Me puso en la mano la carta abierta; pero no parecía complacido, según solía cuando llegaba un huésped, especialmente uno tan apreciado como el general. Parecía, por el contrario, que su deseo fuera encontrarse en aquel momento en el fondo del Mar Rojo. Había evidentemente algo en su mente que no se proponía dar a conocer.
—Papá querido, ¿me lo contarás? —dije, poniéndole súbitamente la mano sobre el brazo, y mirándole, estoy segura, implorantemente al rostro.
—Quizá —respondió, tirándome el cabello acariciadoramente sobre los ojos.
—¿No me considerará el doctor muy enferma?
—No, querida; piensa que, si se hace lo que se debe, pronto te habrás recobrado por completo, o, al menos estarás en claro camino de una completa curación, dentro de uno o dos días —respondió, un poco secamente—. Quisiera que nuestro buen amigo el general hubiera elegido otro momento cualquiera; es decir, hubiera querido que estuvieras perfectamente buena para recibirle.
—Pero dime, papá —insistí—, ¿qué piensa el doctor que me ocurre?
—Nada; no debes aturdirme a preguntas —respondió, más irritado de lo que yo recordaba haberle visto nunca; y, viendo que yo parecía dolida, supongo, me besó, y añadió—: Lo sabrás todo dentro de uno o dos días; es decir, todo lo que yo sé. Entretanto, no le des más vueltas.
Dio media vuelta y dejó la habitación, pero volvió antes de que yo acabara de sentirme asombrada y desconcertada por lo curioso de todo aquello; fue tan sólo para decirme que se iba a Karnstein y que había ordenado que dispusieran el carruaje para las doce, y que yo y Madame le acompañaríamos; iba a ver al sacerdote que vivía cerca de aquellos entornos pintorescos por una cuestión de negocios, y, como Carmilla no había estado nunca por allí, podía seguirnos con Mademoiselle, que traería lo necesario para lo que se llama un picnic, que podríamos organizar en el castillo en ruinas.
En consecuencia, a las doce estaba dispuesta, y, poco después, mi padre, Madame y yo nos pusimos en marcha para nuestro proyectado paseo. Después de cruzar el puente levadizo giramos hacia la derecha, y seguimos el camino pasando por encima del escarpado puente gótico al oeste, dirigiéndonos al pueblo desierto y al castillo en ruinas de los Karnstein.
Es imposible imaginar un paseo más agradable por el bosque. El terreno se quiebra con suaves colinas y hondonadas, todas ellas arropadas por hermoso bosque totalmente desprovisto de la relativa ceremonia que imparten las plantaciones artificiales y el cultivo antiguo.

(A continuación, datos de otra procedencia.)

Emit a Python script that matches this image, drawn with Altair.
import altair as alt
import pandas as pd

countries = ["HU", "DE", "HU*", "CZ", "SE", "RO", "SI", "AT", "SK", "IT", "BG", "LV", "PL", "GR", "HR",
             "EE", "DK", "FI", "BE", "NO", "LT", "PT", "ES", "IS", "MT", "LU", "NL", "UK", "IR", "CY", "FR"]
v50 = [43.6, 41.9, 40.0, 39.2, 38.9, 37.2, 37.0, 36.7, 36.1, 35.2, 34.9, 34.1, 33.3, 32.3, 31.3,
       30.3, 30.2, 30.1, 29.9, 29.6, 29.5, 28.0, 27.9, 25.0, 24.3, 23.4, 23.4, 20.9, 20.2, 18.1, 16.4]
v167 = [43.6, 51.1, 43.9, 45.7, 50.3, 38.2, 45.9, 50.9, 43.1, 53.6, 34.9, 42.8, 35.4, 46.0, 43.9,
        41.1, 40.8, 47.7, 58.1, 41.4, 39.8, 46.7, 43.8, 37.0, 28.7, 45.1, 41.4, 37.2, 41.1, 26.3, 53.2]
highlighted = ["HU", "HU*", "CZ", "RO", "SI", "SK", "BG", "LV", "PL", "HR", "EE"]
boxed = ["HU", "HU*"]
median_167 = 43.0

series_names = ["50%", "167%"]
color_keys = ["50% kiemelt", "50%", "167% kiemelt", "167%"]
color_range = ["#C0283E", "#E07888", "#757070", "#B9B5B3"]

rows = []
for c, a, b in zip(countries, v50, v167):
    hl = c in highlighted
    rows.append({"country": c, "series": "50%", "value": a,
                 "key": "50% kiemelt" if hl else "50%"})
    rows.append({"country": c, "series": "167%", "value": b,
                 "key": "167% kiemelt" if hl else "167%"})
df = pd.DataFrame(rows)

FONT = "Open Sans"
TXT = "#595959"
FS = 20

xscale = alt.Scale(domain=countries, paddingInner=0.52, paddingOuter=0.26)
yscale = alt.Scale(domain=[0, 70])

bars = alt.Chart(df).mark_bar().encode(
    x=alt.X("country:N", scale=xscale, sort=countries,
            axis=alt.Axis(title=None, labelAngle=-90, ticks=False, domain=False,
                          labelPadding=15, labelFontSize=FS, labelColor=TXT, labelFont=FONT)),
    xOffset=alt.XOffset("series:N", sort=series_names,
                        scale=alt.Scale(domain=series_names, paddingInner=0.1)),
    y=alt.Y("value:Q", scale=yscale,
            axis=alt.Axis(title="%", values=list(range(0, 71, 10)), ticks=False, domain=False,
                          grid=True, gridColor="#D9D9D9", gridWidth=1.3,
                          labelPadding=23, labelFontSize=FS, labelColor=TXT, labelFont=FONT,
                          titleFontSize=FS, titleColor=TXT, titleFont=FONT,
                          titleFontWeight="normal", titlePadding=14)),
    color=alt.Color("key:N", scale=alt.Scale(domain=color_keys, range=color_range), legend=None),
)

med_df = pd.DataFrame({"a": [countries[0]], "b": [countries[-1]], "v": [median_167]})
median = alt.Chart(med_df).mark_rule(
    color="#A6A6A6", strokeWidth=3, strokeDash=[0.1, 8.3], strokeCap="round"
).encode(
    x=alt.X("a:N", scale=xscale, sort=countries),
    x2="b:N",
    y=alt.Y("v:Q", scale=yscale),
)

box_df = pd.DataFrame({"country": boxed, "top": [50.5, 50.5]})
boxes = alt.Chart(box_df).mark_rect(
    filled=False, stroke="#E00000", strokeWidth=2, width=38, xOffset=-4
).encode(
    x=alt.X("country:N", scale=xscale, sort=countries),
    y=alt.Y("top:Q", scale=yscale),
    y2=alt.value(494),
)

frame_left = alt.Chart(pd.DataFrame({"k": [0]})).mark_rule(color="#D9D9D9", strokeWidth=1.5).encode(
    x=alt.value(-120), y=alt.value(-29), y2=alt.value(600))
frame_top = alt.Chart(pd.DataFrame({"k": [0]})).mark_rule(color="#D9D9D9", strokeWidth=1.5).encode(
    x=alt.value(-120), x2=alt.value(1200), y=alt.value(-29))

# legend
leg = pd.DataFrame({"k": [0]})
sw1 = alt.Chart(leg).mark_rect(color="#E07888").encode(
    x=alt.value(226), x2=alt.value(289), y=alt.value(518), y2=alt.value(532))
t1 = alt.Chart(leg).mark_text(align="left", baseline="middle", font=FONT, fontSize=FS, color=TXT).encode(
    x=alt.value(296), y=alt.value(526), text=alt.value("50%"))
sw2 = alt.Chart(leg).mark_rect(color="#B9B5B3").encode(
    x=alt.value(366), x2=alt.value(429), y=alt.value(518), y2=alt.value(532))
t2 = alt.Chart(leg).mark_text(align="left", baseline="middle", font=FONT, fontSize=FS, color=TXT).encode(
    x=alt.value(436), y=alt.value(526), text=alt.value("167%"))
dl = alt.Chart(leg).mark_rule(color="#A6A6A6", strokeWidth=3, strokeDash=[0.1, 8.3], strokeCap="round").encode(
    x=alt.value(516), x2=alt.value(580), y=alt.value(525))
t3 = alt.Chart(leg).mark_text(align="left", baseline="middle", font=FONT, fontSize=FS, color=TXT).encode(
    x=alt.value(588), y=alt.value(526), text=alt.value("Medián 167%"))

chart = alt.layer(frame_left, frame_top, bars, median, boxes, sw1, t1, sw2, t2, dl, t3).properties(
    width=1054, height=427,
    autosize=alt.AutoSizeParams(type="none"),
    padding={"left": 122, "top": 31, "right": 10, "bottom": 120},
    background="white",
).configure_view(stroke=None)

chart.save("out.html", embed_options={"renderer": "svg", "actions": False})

Las irregularidades del terreno conducen a menudo al camino fuera de su curso, y hacen que serpentee hermosamente por los bordes de hondonadas rotas y de laderas más empinadas de las colinas, en medio de unas variaciones de terreno casi inagotables.
Al dar la vuelta a uno de esos recodos, nos topamos de repente con nuestro viejo amigo el general que cabalgaba en dirección nuestra, acompañado por un sirviente a caballo. Su equipaje le seguía en un coche alquilado, de esos que llamamos carretas.
El general desmontó cuando llegamos junto a él, y, tras los saludos habituales, le convencimos fácilmente para que aceptara un asiento libre en nuestro coche, y enviamos su caballo al schloss con su sirviente.